Significant Under-Use of Genetic Testing for Inherited Cancers Puts Health of Entire Families at Risk
June 7, 2013 — A new study of the use of genetic testing for cancer-causing mutations in affected families in France has found that its take-up is very low. Professor Pascal Pujol, Head of the Cancer Genetics Department, Montpellier University Hospital, Montpellier, France will tell the annual conference of the European Society of Human Genetics on June 9 that analysis of data from the French National Cancer Institute covering the years 2003 to 2011 showed that, although there had been a steady increase in tests performed for the breast and ovarian cancer-causing mutations BRCA1 and BRCA2, this was not the case with the MMR mutation, implicated in Lynch syndrome (a form of colorectal cancer). Only a third of relatives of individuals with either mutation underwent genetic testing themselves.
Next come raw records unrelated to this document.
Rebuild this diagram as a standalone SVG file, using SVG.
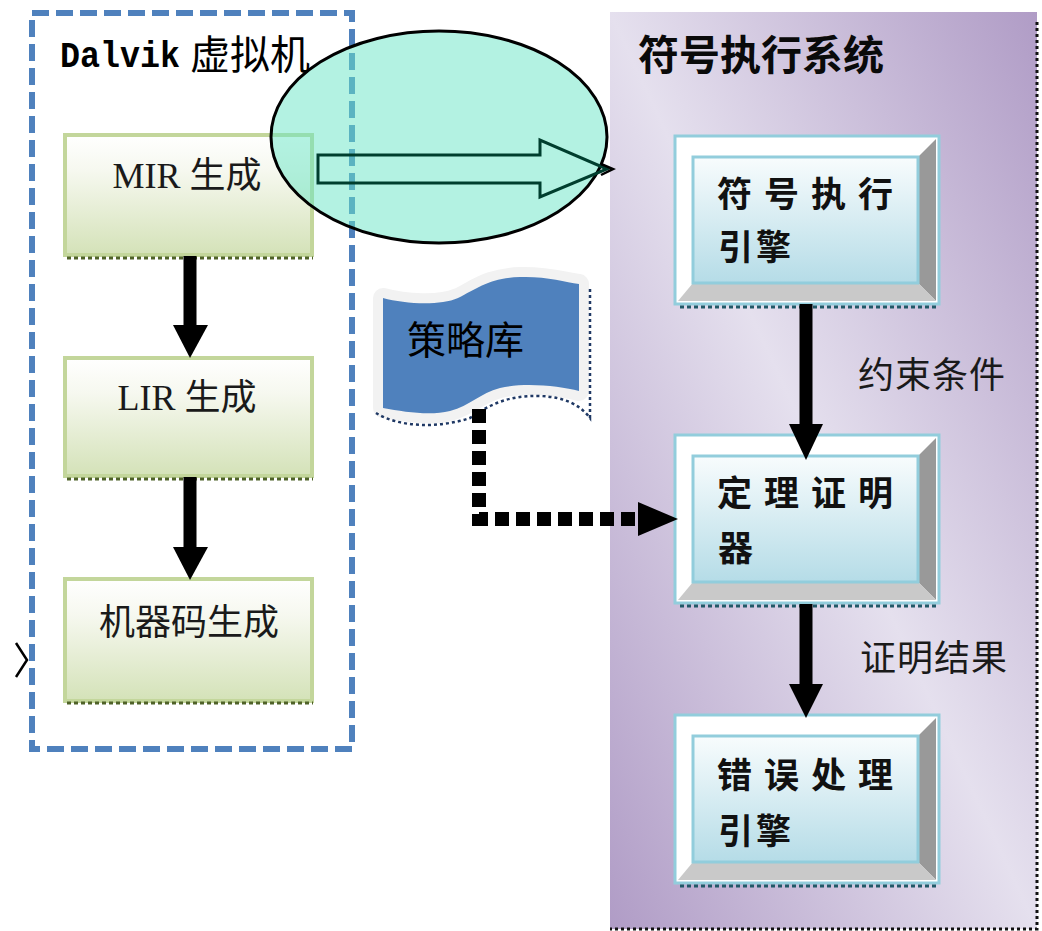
<svg xmlns="http://www.w3.org/2000/svg" width="1042" height="931" viewBox="0 0 1042 931">
<defs>
<linearGradient id="panelG" x1="0" y1="1" x2="1" y2="0">
<stop offset="0" stop-color="#B09CC6"/>
<stop offset="0.5" stop-color="#E5E0EE"/>
<stop offset="1" stop-color="#B09CC6"/>
</linearGradient>
<linearGradient id="greenG" x1="0" y1="0" x2="0" y2="1">
<stop offset="0" stop-color="#FFFFFF"/>
<stop offset="0.3" stop-color="#F6F8EF"/>
<stop offset="1" stop-color="#D4E2B8"/>
</linearGradient>
<linearGradient id="blueG" x1="0" y1="0" x2="0" y2="1">
<stop offset="0" stop-color="#F8FCFD"/>
<stop offset="1" stop-color="#B5DCE7"/>
</linearGradient>
<g id="bevel">
<rect x="0" y="0" width="264" height="168" fill="#FFFFFF" stroke="#92CDDC" stroke-width="3"/>
<polygon points="243,21 261,3 261,165 243,147" fill="#999999"/>
<polygon points="18,147 243,147 261,165 3,165" fill="#C9C9C9"/>
<rect x="18" y="21" width="225" height="126" fill="url(#blueG)" stroke="#92CDDC" stroke-width="3"/>
<line x1="5" y1="171" x2="264" y2="171" stroke="#215968" stroke-width="3" stroke-dasharray="4 3"/>
</g>
</defs>
<style>
.lbox{fill:url(#greenG);stroke:#C3D69B;stroke-width:4}
.ldot{stroke:#4F6228;stroke-width:3;stroke-dasharray:4 3}
.ltxt{font-family:"Liberation Serif","Noto Sans CJK SC",serif;font-size:36px;fill:#1A1A1A;text-anchor:middle}
.rtxt{font-family:"Noto Sans CJK SC",sans-serif;font-size:35px;font-weight:bold;fill:#111111;letter-spacing:12px}
.rtxt2{font-family:"Noto Sans CJK SC",sans-serif;font-size:35px;font-weight:bold;fill:#111111;letter-spacing:3px}
.lab{font-family:"Noto Sans CJK SC",sans-serif;font-size:36px;fill:#1A1A1A;letter-spacing:1px}
.shaft{stroke:#000000;stroke-width:13}
</style>

<!-- right panel -->
<g id="panel">
<rect x="610" y="12" width="427" height="917" fill="url(#panelG)"/>
<path d="M1037,22 L1037,929 L610,929" fill="none" stroke="#111111" stroke-width="3" stroke-dasharray="3 3"/>
<text x="638" y="70" font-family="'Noto Sans CJK SC',sans-serif" font-size="41" font-weight="bold" fill="#0A0A0A">符号执行系统</text>
</g>

<!-- left dashed container -->
<g id="dalvik">
<rect x="32" y="13" width="320" height="736" fill="none" stroke="#4F81BD" stroke-width="6" stroke-dasharray="17 7"/>
<text y="67" font-family="'Liberation Mono','Noto Sans CJK SC',monospace" fill="#000000"><tspan x="60" font-size="36" font-weight="bold" textLength="120" lengthAdjust="spacingAndGlyphs">Dalvik</tspan><tspan x="190" y="69" font-family="'Noto Sans CJK SC',sans-serif" font-size="40">虚拟机</tspan></text>
</g>

<g id="mir">
<rect class="lbox" x="65" y="135" width="247" height="120"/>
<line class="ldot" x1="67" y1="258" x2="313" y2="258"/>
<text class="ltxt" x="187" y="188">MIR 生成</text>
</g>
<g id="lir">
<rect class="lbox" x="65" y="358" width="247" height="118"/>
<line class="ldot" x1="67" y1="479" x2="313" y2="479"/>
<text class="ltxt" x="187" y="410">LIR 生成</text>
</g>
<g id="mcode">
<rect class="lbox" x="65" y="579" width="247" height="122"/>
<line class="ldot" x1="67" y1="703" x2="313" y2="703"/>
<text class="ltxt" x="189" y="635">机器码生成</text>
</g>

<!-- strategy flag -->
<g id="strategy">
<path d="M383,298 C405,304 440,306 458,298 C478,288 490,278 520,277 C545,276 565,282 579,284 L579,391 C560,386 525,382 500,388 C480,393 470,406 450,411 C430,416 405,412 383,408 Z" fill="#F2F2F2" stroke="#F2F2F2" stroke-width="20" stroke-linejoin="round"/>
<path d="M383,298 C405,304 440,306 458,298 C478,288 490,278 520,277 C545,276 565,282 579,284 L579,391 C560,386 525,382 500,388 C480,393 470,406 450,411 C430,416 405,412 383,408 Z" fill="#4F81BD"/>
<path d="M376,413 C400,428 440,428 470,418 C490,404 510,395 540,396 C565,397 580,405 590,418 L590,286" fill="none" stroke="#1F3864" stroke-width="2.5" stroke-dasharray="3 3"/>
<text x="407" y="354" font-family="'Noto Sans CJK SC',sans-serif" font-size="39" fill="#000000">策略库</text>
</g>

<!-- right nodes -->
<g id="engine">
<use href="#bevel" x="675" y="136"/>
<text class="rtxt" x="717" y="207">符号执行</text>
<text class="rtxt2" x="718" y="260">引擎</text>
</g>
<g id="prover">
<use href="#bevel" x="675" y="435"/>
<text class="rtxt" x="717" y="506">定理证明</text>
<text class="rtxt2" x="718" y="561">器</text>
</g>
<g id="error">
<use href="#bevel" x="675" y="715"/>
<text class="rtxt" x="717" y="788">错误处理</text>
<text class="rtxt2" x="718" y="844">引擎</text>
</g>

<!-- connectors -->
<g id="connectors">
<line class="shaft" x1="190" y1="256" x2="190" y2="330"/>
<polygon points="173,325 208,325 190,358"/>
<line class="shaft" x1="190" y1="477" x2="190" y2="550"/>
<polygon points="173,547 208,547 190,580"/>
<line class="shaft" x1="806" y1="304" x2="806" y2="428"/>
<polygon points="789,424 823,424 806,460"/>
<line class="shaft" x1="806" y1="604" x2="806" y2="688"/>
<polygon points="789,684 823,684 806,718"/>
<path d="M479,409 L479,519 L636,519" fill="none" stroke="#000000" stroke-width="14" stroke-dasharray="14 7"/>
<polygon points="638,502 638,536 678,519"/>
<text class="lab" x="858" y="388">约束条件</text>
<text class="lab" x="860" y="671">证明结果</text>
</g>

<!-- ellipse with block arrow -->
<g id="callout">
<ellipse cx="439" cy="137" rx="168" ry="106" fill="#67E5C5" fill-opacity="0.5" stroke="#000000" stroke-width="3"/>
<polygon points="318,155 540,155 540,140 607,169 540,197 540,183 318,183" fill="none" stroke="#003E2E" stroke-width="3"/>
<polyline points="601,164 613,169 601,175" fill="none" stroke="#000000" stroke-width="2.5"/>
</g>

<polyline points="16,643 27,660 16,677" fill="none" stroke="#000000" stroke-width="2.5"/>
</svg>
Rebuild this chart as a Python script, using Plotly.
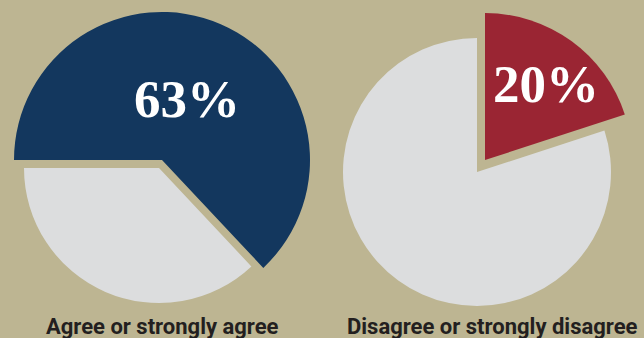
import plotly.graph_objects as go

# ---- data ----
groups = ["Agree or strongly agree", "Disagree or strongly disagree"]
highlight_labels = ["63%", "20%"]
highlight_values = [63, 20]
rest_values = [37, 80]

# ---- style ----
W, H = 644, 338
BG = "#BDB592"
GRAY = "#DCDDDE"
HL_COLORS = ["#13375E", "#9A2533"]
TRANSP = "rgba(0,0,0,0)"

# geometry per pie: (highlight centre, radius), (rest centre, radius), rotation
geom = [
    dict(hl=(162, 160, 148), rest=(159, 168, 135), rot=270,
         pct_pos=(187, 99), lab_pos=(162.5, 326)),
    dict(hl=(485, 160, 147), rest=(477, 172, 134), rot=0,
         pct_pos=(546, 84), lab_pos=(492, 326)),
]


def dom(cx, cy, r):
    return dict(x=[(cx - r) / W, (cx + r) / W],
                y=[(H - cy - r) / H, (H - cy + r) / H])


fig = go.Figure()
annotations = []
for i, g in enumerate(geom):
    vals = [highlight_values[i], rest_values[i]]
    # rest slice (gray)
    fig.add_trace(go.Pie(
        values=vals, labels=["hl", "rest"], sort=False, direction="clockwise",
        rotation=g["rot"], domain=dom(*g["rest"]),
        marker=dict(colors=[TRANSP, GRAY], line=dict(width=0)),
        textinfo="none", hoverinfo="skip", showlegend=False))
    # highlighted slice
    fig.add_trace(go.Pie(
        values=vals, labels=["hl", "rest"], sort=False, direction="clockwise",
        rotation=g["rot"], domain=dom(*g["hl"]),
        marker=dict(colors=[HL_COLORS[i], TRANSP], line=dict(width=0)),
        textinfo="none", hoverinfo="skip", showlegend=False))
    px, py = g["pct_pos"]
    annotations.append(dict(
        text=highlight_labels[i], x=px / W, y=1 - py / H, xref="paper", yref="paper",
        showarrow=False, xanchor="center", yanchor="middle",
        font=dict(family="Liberation Serif, DejaVu Serif, serif", size=53,
                  color="white", weight="bold")))
    lx, ly = g["lab_pos"]
    annotations.append(dict(
        text=groups[i], x=lx / W, y=1 - ly / H, xref="paper", yref="paper",
        showarrow=False, xanchor="center", yanchor="middle",
        font=dict(family="Roboto, sans-serif",
                  size=22, color="#231F20", weight="bold")))

fig.update_layout(
    width=W, height=H, margin=dict(l=0, r=0, t=0, b=0),
    paper_bgcolor=BG, plot_bgcolor=BG, annotations=annotations)

fig.write_html("out.html")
“Given that such testing can provide many options to enable individuals to manage their cancer risk, it is vital to encourage awareness and acceptance among both the public and medical professionals,” he will say. “For example, removal of the ovaries in women over 40 years old who carry a BRCA mutation decreases their overall cancer mortality by 20% and prophylactic mastectomy can reduce the chances of breast cancer in women carrying such a mutation by around 90%. Those who are unwilling to undergo prophylactic surgery can benefit from increased surveillance, with regular MRI (magnetic resonance imaging) scans. For familial colon cancer, screening by colonoscopy has been shown to decrease mortality. It is therefore regrettable that so few people seem to be aware of the benefits of genetic testing in families with a history of breast, ovarian, or colorectal cancer.”
Professor Pujol and colleagues from cancer centres across France analysed 240134 consultations and 134652 genetic tests from patients referred for a predisposition to breast or colorectal cancer. They found a substantial increase in tests for BRCA1/2 – from 2095 a year in 2003 to 7393 in 2011 — but for MMR mutations the increase was tiny — from 1144 to 1635 a year over the same period.
Mutations in BRCA1/2 genes are thought to be responsible for about 5% of all cases of breast and ovarian cancer. A woman with such a mutation has a risk of up to 87% of having breast cancer before she reaches the age of 80, as opposed to a risk of 8% in the general population. Such cancers are diagnosed at an average age of 43, as opposed to 60 in the general population, and are often more aggressive. In the case of ovarian cancer, a woman carrying a BRCA1 mutation has a risk of ovarian cancer of up to 63%.
Individuals with Lynch syndrome, or hereditary nonpolyposis colorectal cancer, have a 45% risk of developing colorectal cancer by the age of 70, and women with the syndrome are at increased risk of endometrial and ovarian cancers.
“While the increase in BRCA testing is encouraging, it is far from optimal. And the uptake of MMR testing for Lynch syndrome — responsible for 5% of all colorectal cancers — is frankly disappointing,” says Professor Pujol. “And of course, positive test results may have implications for other family members.
“While we have only studied the situation in France, we believe that our findings would be likely to be replicated in many other countries across the world. It is extremely worrying that such a simple test, which has the potential to spare whole families from devastating illness, is being so under-used. We urgently need a major programme of awareness among all those concerned, involving medical education and training, information programmes for patients and their families, public health campaigning, and improved genetic counselling,” he will conclude.